- Material
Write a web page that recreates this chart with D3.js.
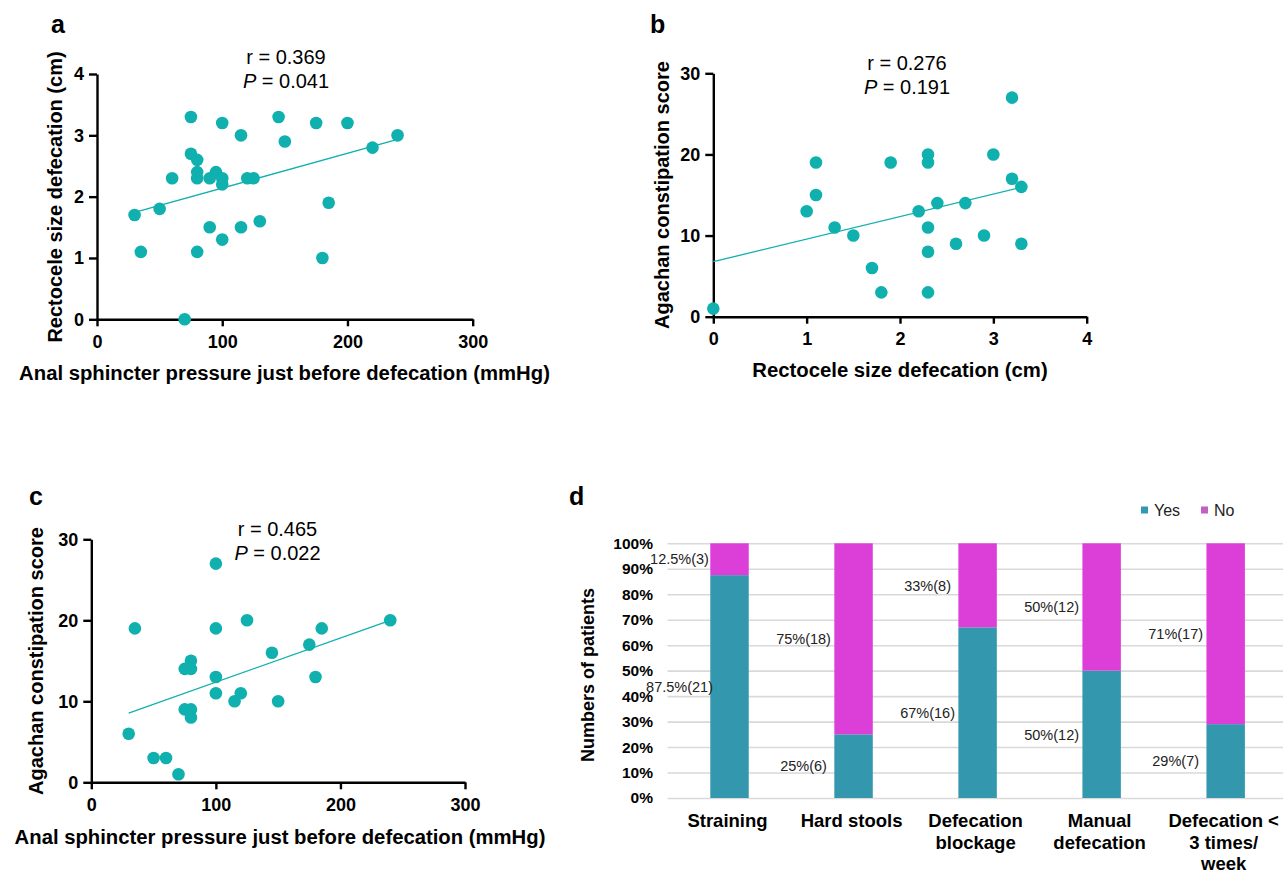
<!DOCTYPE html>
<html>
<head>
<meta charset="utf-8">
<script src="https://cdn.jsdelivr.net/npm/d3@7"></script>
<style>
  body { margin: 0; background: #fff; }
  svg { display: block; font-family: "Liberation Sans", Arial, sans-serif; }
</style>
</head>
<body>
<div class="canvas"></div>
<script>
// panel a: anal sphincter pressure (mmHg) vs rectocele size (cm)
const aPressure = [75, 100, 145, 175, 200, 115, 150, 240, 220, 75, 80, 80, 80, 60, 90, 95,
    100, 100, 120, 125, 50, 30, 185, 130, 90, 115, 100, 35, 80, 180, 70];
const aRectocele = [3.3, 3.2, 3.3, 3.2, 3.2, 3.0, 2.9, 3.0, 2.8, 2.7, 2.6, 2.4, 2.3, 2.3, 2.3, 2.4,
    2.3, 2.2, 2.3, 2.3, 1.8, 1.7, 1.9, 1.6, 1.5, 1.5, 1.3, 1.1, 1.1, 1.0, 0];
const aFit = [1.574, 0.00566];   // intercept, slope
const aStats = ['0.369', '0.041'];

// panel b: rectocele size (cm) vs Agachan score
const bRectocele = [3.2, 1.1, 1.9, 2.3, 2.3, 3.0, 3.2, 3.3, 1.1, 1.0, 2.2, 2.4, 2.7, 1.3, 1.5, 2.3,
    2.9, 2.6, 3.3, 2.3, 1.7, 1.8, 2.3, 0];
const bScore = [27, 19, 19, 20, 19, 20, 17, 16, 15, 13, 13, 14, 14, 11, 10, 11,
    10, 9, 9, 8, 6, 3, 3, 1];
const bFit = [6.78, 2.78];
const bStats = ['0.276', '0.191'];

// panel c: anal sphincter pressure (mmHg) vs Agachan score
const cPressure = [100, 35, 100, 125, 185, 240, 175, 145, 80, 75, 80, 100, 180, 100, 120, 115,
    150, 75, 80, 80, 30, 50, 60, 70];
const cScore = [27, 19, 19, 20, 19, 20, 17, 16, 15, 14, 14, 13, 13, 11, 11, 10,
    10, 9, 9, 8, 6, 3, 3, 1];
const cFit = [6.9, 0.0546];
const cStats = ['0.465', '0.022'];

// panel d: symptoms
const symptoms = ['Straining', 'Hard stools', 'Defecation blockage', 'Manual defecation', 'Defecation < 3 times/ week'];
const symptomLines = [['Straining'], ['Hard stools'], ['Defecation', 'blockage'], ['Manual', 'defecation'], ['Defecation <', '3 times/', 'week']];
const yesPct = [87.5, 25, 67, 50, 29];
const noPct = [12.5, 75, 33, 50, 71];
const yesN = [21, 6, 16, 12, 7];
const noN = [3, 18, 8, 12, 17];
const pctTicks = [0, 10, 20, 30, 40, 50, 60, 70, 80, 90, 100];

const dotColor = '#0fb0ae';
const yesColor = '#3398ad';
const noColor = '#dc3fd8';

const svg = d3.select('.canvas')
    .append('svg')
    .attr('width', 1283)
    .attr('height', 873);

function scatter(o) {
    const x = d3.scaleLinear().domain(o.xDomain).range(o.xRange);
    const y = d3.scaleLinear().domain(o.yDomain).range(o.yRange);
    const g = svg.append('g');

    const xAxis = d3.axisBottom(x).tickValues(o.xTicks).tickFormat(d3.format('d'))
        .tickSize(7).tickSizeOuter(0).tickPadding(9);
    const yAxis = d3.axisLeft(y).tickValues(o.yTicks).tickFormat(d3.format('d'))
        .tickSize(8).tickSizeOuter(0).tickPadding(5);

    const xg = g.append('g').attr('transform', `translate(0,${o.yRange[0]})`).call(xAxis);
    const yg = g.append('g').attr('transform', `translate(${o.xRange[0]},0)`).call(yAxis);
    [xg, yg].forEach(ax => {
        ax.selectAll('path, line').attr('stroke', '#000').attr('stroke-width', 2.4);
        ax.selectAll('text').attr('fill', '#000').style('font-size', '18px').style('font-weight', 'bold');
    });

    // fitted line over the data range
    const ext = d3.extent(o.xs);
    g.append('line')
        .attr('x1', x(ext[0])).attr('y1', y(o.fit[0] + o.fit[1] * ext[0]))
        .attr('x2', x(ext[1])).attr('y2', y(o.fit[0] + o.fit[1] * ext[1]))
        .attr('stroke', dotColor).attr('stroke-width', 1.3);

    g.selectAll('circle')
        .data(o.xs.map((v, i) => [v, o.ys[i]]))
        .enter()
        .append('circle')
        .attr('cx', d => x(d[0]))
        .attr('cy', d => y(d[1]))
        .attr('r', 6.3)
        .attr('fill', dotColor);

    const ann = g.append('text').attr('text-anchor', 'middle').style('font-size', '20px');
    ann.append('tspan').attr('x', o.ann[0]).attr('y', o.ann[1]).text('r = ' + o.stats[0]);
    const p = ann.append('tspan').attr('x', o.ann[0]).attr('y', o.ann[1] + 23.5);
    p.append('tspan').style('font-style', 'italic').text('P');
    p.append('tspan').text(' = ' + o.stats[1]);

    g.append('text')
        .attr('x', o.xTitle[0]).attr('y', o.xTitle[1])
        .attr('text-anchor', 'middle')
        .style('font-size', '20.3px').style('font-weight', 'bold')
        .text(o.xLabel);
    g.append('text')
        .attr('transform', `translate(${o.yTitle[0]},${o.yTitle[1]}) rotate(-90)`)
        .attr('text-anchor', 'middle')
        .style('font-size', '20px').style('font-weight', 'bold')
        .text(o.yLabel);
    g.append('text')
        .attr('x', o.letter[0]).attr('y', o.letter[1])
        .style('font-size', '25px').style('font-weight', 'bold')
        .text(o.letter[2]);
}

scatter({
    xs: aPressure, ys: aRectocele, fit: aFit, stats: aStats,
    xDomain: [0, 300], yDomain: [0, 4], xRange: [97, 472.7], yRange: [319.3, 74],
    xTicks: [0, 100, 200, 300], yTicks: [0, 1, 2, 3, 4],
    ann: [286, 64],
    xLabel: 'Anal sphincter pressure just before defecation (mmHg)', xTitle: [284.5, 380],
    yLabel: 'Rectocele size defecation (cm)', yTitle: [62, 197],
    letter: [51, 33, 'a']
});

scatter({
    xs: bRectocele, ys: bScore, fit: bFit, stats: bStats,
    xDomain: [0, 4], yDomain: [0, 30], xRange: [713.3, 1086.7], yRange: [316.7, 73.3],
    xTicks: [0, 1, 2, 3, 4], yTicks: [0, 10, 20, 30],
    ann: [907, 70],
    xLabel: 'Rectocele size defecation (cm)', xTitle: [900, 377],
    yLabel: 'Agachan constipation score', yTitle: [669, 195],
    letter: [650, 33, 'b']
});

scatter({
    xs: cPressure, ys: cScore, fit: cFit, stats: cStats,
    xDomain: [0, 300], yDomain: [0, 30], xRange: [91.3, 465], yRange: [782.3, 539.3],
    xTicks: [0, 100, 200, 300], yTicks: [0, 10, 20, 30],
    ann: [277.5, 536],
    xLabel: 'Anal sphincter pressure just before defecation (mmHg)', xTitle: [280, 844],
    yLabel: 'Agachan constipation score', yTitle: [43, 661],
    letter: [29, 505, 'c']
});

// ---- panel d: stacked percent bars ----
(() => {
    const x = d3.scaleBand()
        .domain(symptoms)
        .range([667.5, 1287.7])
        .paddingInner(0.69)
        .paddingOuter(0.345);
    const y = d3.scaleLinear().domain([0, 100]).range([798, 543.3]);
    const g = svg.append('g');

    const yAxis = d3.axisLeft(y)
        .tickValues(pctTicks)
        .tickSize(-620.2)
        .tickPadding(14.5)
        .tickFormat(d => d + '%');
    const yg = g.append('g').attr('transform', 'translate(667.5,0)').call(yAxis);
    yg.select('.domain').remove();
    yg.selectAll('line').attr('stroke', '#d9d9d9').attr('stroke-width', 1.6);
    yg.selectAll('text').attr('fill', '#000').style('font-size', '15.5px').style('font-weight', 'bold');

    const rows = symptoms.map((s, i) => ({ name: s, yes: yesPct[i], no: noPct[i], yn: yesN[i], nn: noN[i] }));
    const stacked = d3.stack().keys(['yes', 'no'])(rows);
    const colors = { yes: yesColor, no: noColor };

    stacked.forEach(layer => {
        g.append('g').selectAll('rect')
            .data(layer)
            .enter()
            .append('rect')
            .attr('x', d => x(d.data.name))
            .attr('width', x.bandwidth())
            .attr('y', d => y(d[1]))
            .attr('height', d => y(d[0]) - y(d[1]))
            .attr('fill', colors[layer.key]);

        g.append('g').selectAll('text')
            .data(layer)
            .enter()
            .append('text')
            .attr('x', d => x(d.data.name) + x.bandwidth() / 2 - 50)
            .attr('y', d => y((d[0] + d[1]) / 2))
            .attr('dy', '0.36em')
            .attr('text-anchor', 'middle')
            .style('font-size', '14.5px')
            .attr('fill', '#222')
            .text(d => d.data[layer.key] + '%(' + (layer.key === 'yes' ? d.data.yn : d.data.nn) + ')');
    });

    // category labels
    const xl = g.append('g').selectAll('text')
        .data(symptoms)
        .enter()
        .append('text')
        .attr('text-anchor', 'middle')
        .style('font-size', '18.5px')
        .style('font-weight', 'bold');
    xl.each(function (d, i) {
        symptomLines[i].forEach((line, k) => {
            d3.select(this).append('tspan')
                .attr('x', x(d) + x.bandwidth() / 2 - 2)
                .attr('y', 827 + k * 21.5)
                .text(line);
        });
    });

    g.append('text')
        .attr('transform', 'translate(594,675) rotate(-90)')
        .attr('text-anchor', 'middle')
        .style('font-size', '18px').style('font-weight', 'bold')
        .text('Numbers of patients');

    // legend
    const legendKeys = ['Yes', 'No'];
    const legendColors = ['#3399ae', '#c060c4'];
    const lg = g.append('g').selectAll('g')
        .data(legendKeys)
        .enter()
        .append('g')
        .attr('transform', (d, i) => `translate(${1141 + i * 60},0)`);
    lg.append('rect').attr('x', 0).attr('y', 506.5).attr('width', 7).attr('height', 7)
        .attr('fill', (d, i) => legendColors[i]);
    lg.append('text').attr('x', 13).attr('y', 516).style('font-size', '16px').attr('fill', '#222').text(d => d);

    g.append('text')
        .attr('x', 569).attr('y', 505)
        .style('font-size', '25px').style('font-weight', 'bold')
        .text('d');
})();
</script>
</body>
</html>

- What this task involves
Please quote the lines of the material, beginning with the first and ending with the one that contains "const aStats = ['0.369', '0.041'];", exactly as written and without any pictures.

- Full solution
Write a web page that recreates this chart with D3.js.
<!DOCTYPE html>
<html>
<head>
<meta charset="utf-8">
<script src="https://cdn.jsdelivr.net/npm/d3@7"></script>
<style>
  body { margin: 0; background: #fff; }
  svg { display: block; font-family: "Liberation Sans", Arial, sans-serif; }
</style>
</head>
<body>
<div class="canvas"></div>
<script>
// panel a: anal sphincter pressure (mmHg) vs rectocele size (cm)
const aPressure = [75, 100, 145, 175, 200, 115, 150, 240, 220, 75, 80, 80, 80, 60, 90, 95,
    100, 100, 120, 125, 50, 30, 185, 130, 90, 115, 100, 35, 80, 180, 70];
const aRectocele = [3.3, 3.2, 3.3, 3.2, 3.2, 3.0, 2.9, 3.0, 2.8, 2.7, 2.6, 2.4, 2.3, 2.3, 2.3, 2.4,
    2.3, 2.2, 2.3, 2.3, 1.8, 1.7, 1.9, 1.6, 1.5, 1.5, 1.3, 1.1, 1.1, 1.0, 0];
const aFit = [1.574, 0.00566];   // intercept, slope
const aStats = ['0.369', '0.041'];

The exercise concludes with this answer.